Standing on his own two feet

Standing on his own two feet

Arnold Comer had just received a dire diagnosis and was looking for hope — and a second opinion.

“I had ulcers — big holes in the bottom of my feet,” he recalls. “And the doctor told me they had to cut off both my feet.”

A friend urged him to seek help at the Christiana Care’s Wound Care and Hyperbaric Medicine Center. With advanced technology and expert care, the center offers treatment for the most difficult wounds.

“We have had a number of patients who were scheduled for amputations come to us,” said Nicholas Biasotto, D.O., the center’s medical director. “In many cases, we were able to save their limbs.”

Comer, 61, was treated with hyperbaric oxygen therapy, an advanced therapy in which the patient is placed in a chamber. The patient’s circulatory system is then saturated with oxygen, resulting in more oxygen going to the tissues. The therapy accelerates healing and promotes the formation of new blood vessels and nerve endings in the injured tissues.

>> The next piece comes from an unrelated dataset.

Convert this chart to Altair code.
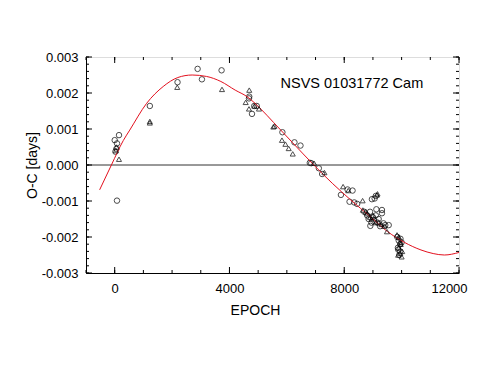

The center brings together a variety of medical specialties and the latest techniques, including skin substitutes and advanced dressings.

“Mr. Comer had a chronic wound, clear to the bone, that required a number of different treatments,” said Raymond DiPretoro, DPM, chief, Podiatric Surgery Services at Christiana Care.

Dr. DiPretoro debrided the ulcers on Comer’s feet, removing dead tissue to encourage growth of the remaining healthy tissue. He referred him to a vascular surgeon for endovascular surgery, a minimally invasive technique that improved the circulation of blood to his lower limbs.

In order to relieve the pressure on the soles of Comer’s feet, Dr. DiPretoro lengthened a tendon on the top of his foot. He removed part of the bone that was protruding on the bottom of his foot and realigned the major joint in his big toe.

The surgery was performed on one foot at a time to allow Comer to have greater mobility during his recovery. Throughout the process, Comer was an active partner in his care.

“He was a very engaged patient, who was diligent about wearing his cast and taking his antibiotics,” Dr. DiPretoro said. “He very much wanted to get better and was part of the solution.”

Today, he is happy to be standing on his own two feet. On most evenings, he walks down the street from his home in Wilmington and unlocks the doors for services at Faith Tabernacle United Holy Church.

“It takes me a little longer to walk, but I am still walking,” he said. “I am extremely blessed.”